OPINION: This article may contain commentary which reflects the author's opinion.
A collective of left-wing groups are stepping up legal efforts to block a number of Republican lawmakers from running for reelection over their participation in a pre-Jan. 6 Capitol riot rally held by then-President Donald Trump.
The groups are arguing that the GOP lawmakers are “insurrectionists” who took part in a ‘rebellion’ and thus, under the Constitution, are ineligible to serve in elective office.

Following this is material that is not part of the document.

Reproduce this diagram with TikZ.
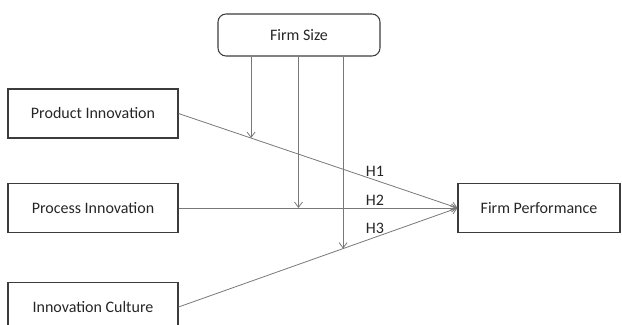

“Free Speech For People filed lawsuits on behalf of voters in Arizona’s Maricopa County that challenge the eligibility for the office of GOP Reps. Paul Gosar and Andy Biggs, and state Rep. Mark Finchem,” the Washington Times reported Friday. “Mr. Gosar and Mr. Biggs are running for reelection in November. Mr. Finchem is running for secretary of state with former President Donald Trump’s endorsement.”
The paper adds:
The suits say the lawmakers should be barred from seeking office because of their support for the pro-Trump mob that stormed the U.S. Capitol on Jan. 6, citing the 14th Amendment.
The third section of the amendment says that “no person shall be a Senator or Representative in Congress, or elector of President and Vice-President, or hold any office, civil or military, under the United States” who has “engaged in insurrection or rebellion.”
The lawsuits follow similar suits the same group filed targeting Republican Reps. Marjorie Taylor Greene of Georgia and Madison Cawthorn of North Carolina.
Greene is currently seeking to have the case against her dismissed. Meanwhile, U.S. District Judge Richard Myers II, who was appointed by Trump, blocked an effort last month to bar Cawthorn from running again in North Carolina, ruling that the Amnesty Act of 1872 granted amnesty to Confederate and future insurrectionists.
Rob Fein, legal director for Free Speech For People, said that the argument doesn’t hold up to legal scrutiny.
“That ruling hasn’t been defended by anyone,” Fein said of the Cawthorn. “The facts are very strong in these cases that Gosar, Biggs and Finchem were heavily involved in not only the effort to introduce fake slates of electors but also involved in the violent extremist groups that gathered at the Capitol.”
In fact, those lawmakers simply objected to electors from certain states following the 2020 election that had changed election laws and rules prior to voting, in violation of the U.S. Constitution, according to their arguments.
Also, according to a Newsweek fact check, more Democrats objected to electors from more states in 2016 when Trump won:
According to a C-SPAN recording of the joint session that took place four years ago, the following House Democrats made objections:
-Jim McGovern (D-Mass.) objected to Alabama’s votes.
-Jamie Raskin (D-Md.) objected to Florida’s votes.
-Pramila Jayapal (D-Wash.) objected to Georgia’s votes.
-Raul Grijalva (D-Ariz.) objected to North Carolina’s votes.
-Sheila Jackson Lee (D-Texas) objected to the votes from North Carolina in addition to votes from South Carolina and Wisconsin. She also stood up and objected citing “massive voter suppression” after Mississippi’s votes were announced.
-Barbara Lee (D-Calif.) brought up allegations of Russian interference in the election and malfunctioning voting machines when she objected following the announcement of Michigan’s votes.
-Maxine Waters (D-Calif) rose and said, “I do not wish to debate. I wish to ask ‘Is there one United States senator who will join me in this letter of objection?’” after the announcement of Wyoming’s votes.
For an objection to be considered, it must be submitted in writing and signed by a member of both the House and Senate. Because no senators signed onto the objections made by House Democrats in 2017, then-Vice President Biden by law denied all of the objections, repeatedly saying “there is no debate.”